= DATA PROVIDED =
==========

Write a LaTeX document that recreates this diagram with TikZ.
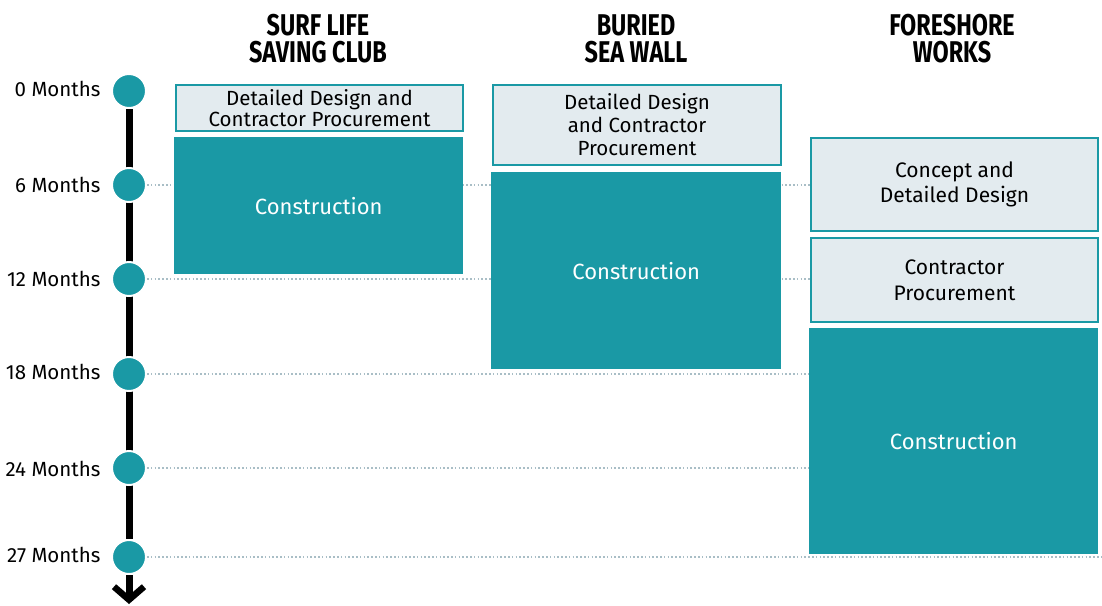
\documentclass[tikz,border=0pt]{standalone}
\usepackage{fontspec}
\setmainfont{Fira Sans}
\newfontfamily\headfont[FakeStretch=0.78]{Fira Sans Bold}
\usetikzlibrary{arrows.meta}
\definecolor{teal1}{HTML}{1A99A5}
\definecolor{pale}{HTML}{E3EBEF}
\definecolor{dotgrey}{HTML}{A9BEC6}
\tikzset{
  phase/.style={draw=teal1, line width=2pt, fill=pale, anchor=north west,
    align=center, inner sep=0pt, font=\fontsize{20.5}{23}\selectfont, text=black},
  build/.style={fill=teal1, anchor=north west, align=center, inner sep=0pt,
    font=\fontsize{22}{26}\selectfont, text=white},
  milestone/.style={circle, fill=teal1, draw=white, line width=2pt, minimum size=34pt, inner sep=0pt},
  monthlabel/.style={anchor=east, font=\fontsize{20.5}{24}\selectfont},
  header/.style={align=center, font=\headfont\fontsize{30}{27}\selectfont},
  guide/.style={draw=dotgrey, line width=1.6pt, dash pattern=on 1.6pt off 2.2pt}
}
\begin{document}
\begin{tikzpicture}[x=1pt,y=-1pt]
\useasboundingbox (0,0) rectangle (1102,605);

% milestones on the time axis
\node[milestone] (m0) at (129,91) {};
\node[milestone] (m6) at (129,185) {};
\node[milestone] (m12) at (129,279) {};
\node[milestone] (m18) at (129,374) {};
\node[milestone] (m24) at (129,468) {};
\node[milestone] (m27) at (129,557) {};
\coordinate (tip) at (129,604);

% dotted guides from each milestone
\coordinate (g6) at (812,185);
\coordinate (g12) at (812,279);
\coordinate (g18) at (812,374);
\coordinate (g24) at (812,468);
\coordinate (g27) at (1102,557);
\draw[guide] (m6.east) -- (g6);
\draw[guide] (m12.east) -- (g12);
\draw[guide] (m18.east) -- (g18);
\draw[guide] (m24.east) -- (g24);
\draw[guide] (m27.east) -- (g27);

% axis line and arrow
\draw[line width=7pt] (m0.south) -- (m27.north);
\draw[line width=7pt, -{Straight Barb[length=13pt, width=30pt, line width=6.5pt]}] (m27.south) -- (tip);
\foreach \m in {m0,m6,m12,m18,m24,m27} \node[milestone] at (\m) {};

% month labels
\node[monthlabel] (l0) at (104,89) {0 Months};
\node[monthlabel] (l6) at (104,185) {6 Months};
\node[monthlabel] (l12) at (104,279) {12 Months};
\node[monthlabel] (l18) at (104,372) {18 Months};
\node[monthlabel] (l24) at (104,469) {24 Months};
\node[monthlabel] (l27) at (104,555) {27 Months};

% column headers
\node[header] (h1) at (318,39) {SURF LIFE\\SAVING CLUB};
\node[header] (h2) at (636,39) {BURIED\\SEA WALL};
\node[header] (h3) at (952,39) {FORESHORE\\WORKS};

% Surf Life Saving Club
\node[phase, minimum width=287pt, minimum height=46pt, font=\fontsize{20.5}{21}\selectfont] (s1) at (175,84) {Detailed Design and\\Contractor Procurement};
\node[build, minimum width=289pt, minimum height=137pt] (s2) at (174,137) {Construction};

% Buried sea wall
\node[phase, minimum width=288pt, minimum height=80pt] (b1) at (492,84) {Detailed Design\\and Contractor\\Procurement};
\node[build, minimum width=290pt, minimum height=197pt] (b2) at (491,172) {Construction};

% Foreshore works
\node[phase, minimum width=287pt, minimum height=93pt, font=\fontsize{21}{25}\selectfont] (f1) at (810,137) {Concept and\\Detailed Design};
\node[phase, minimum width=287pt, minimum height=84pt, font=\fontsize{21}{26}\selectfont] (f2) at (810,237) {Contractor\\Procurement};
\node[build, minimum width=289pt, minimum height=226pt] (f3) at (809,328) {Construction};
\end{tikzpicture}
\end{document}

==========

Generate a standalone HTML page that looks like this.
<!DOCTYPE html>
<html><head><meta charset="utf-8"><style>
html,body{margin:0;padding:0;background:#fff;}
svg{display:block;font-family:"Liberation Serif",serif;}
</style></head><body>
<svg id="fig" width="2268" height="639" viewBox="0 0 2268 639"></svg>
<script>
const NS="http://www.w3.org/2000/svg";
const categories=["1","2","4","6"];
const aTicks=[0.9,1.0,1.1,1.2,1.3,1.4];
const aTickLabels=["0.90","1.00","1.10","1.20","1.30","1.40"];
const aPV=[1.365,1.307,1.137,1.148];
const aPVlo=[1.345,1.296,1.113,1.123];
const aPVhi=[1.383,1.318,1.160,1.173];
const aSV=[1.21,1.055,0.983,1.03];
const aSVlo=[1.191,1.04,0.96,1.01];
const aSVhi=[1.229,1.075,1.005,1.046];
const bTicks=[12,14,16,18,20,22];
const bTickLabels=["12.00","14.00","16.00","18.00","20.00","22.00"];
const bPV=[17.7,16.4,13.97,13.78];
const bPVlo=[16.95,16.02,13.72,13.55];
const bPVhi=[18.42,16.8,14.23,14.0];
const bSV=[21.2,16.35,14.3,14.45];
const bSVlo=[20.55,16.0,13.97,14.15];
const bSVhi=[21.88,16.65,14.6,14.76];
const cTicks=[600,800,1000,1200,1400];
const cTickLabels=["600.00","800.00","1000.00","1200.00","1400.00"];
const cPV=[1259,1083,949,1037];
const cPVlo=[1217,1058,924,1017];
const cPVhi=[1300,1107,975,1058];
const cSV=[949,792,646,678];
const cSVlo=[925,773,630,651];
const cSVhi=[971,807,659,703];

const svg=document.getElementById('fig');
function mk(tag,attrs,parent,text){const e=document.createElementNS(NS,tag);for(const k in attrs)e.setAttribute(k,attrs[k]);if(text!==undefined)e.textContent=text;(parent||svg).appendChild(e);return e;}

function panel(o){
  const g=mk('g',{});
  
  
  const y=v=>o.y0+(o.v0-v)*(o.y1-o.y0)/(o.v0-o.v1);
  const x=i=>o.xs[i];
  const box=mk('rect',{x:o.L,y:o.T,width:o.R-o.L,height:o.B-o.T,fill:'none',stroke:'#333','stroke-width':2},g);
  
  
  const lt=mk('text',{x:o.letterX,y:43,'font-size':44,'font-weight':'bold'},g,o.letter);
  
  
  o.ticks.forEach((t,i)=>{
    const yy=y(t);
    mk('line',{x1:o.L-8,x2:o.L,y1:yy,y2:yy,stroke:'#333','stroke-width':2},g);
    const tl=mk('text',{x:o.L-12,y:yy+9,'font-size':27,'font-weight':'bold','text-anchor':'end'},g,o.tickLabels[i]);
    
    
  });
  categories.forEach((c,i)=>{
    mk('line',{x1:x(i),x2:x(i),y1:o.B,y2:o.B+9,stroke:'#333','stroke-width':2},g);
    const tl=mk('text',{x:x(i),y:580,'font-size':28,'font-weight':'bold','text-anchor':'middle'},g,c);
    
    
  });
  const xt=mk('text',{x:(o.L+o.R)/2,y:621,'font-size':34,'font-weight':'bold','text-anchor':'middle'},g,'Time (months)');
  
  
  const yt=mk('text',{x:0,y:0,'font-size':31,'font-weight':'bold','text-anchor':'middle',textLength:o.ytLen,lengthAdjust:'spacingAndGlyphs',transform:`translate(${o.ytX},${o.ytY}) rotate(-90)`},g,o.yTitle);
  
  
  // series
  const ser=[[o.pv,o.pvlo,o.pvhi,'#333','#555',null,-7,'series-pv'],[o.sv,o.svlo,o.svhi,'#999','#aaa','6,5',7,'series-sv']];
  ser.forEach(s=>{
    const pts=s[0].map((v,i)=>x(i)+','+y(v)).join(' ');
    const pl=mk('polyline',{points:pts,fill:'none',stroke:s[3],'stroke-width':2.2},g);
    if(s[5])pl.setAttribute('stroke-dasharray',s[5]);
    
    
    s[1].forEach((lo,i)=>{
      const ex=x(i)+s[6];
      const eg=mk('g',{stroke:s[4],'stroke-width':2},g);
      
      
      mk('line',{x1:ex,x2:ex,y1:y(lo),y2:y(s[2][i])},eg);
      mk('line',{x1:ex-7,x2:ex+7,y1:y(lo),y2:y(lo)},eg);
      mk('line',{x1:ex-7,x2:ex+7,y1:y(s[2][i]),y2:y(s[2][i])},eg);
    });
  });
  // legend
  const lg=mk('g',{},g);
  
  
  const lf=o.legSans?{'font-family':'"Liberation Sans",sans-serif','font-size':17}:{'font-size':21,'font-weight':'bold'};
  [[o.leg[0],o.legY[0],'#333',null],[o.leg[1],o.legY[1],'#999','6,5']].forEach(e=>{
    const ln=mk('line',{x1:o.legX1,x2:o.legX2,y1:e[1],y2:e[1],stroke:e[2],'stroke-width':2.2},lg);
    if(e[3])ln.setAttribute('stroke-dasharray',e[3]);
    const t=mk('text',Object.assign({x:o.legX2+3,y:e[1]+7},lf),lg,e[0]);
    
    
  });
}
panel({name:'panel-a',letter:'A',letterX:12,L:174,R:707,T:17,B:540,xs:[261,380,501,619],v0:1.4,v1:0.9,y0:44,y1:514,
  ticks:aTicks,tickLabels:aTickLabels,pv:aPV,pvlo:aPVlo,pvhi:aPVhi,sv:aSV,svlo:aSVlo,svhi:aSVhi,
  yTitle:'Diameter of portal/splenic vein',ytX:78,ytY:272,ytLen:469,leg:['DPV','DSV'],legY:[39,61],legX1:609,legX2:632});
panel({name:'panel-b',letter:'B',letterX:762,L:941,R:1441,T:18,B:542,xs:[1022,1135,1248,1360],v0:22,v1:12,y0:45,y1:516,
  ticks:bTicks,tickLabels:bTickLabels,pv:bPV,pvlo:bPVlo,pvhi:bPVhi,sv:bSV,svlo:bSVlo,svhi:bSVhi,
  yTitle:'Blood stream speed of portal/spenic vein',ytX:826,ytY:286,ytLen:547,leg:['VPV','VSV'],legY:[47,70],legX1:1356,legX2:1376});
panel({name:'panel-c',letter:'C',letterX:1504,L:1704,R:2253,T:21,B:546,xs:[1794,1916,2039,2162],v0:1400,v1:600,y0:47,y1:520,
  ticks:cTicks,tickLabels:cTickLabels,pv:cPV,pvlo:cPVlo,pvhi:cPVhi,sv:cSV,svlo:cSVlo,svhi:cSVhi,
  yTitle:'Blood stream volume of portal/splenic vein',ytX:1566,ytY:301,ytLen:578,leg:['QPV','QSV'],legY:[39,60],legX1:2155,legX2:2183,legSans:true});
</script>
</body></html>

==========

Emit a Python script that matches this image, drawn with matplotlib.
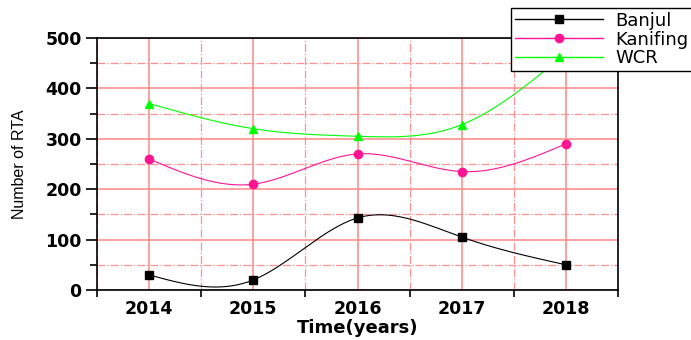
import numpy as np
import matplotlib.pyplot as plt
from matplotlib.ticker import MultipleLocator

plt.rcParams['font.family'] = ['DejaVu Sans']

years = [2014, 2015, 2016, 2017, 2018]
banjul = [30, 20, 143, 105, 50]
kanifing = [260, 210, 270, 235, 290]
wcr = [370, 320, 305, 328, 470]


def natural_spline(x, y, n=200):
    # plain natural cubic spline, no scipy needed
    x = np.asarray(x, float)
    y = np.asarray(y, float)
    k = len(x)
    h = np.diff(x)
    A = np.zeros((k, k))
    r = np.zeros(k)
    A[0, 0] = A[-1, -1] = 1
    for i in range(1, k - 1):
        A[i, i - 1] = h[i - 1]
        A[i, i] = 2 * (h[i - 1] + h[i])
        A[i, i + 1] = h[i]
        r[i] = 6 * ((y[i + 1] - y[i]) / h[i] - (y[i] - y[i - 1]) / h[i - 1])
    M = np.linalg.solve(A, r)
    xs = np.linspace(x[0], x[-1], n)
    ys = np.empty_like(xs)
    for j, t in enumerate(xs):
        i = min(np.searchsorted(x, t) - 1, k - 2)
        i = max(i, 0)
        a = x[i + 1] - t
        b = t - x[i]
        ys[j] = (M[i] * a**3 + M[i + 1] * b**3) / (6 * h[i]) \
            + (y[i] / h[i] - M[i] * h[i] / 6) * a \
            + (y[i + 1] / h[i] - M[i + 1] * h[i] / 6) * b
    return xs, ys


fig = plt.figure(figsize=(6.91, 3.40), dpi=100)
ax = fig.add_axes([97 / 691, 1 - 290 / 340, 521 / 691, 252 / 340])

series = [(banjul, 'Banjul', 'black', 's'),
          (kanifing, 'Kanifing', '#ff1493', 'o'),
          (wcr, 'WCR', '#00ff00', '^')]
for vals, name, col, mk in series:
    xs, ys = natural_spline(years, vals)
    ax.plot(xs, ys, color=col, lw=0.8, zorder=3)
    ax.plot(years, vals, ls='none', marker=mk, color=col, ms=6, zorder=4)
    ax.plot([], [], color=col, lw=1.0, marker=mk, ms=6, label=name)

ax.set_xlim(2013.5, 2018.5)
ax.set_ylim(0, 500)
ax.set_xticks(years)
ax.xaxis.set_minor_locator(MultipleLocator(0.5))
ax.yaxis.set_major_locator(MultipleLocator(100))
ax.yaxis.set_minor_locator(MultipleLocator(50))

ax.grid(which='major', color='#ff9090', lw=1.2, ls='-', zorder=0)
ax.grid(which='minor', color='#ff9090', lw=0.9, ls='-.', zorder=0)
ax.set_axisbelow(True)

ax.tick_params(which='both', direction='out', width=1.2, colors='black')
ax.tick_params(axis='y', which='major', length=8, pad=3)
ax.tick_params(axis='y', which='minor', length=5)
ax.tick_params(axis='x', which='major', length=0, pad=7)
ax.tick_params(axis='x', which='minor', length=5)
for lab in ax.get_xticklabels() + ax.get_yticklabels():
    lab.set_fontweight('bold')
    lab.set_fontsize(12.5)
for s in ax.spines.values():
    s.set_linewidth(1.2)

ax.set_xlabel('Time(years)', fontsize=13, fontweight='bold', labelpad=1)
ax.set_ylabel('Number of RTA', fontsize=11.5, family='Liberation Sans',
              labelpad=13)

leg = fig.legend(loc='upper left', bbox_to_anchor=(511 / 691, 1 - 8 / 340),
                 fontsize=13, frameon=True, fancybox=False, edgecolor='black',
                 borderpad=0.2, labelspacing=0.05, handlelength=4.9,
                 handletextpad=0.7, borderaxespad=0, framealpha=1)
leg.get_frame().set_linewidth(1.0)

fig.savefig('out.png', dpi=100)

==========

= TASK INSTRUCTIONS =
Reproduce each line from the records that contains the word "this".

= WORKED ANSWER =
Write a LaTeX document that recreates this diagram with TikZ.
Generate a standalone HTML page that looks like this.
Emit a Python script that matches this image, drawn with matplotlib.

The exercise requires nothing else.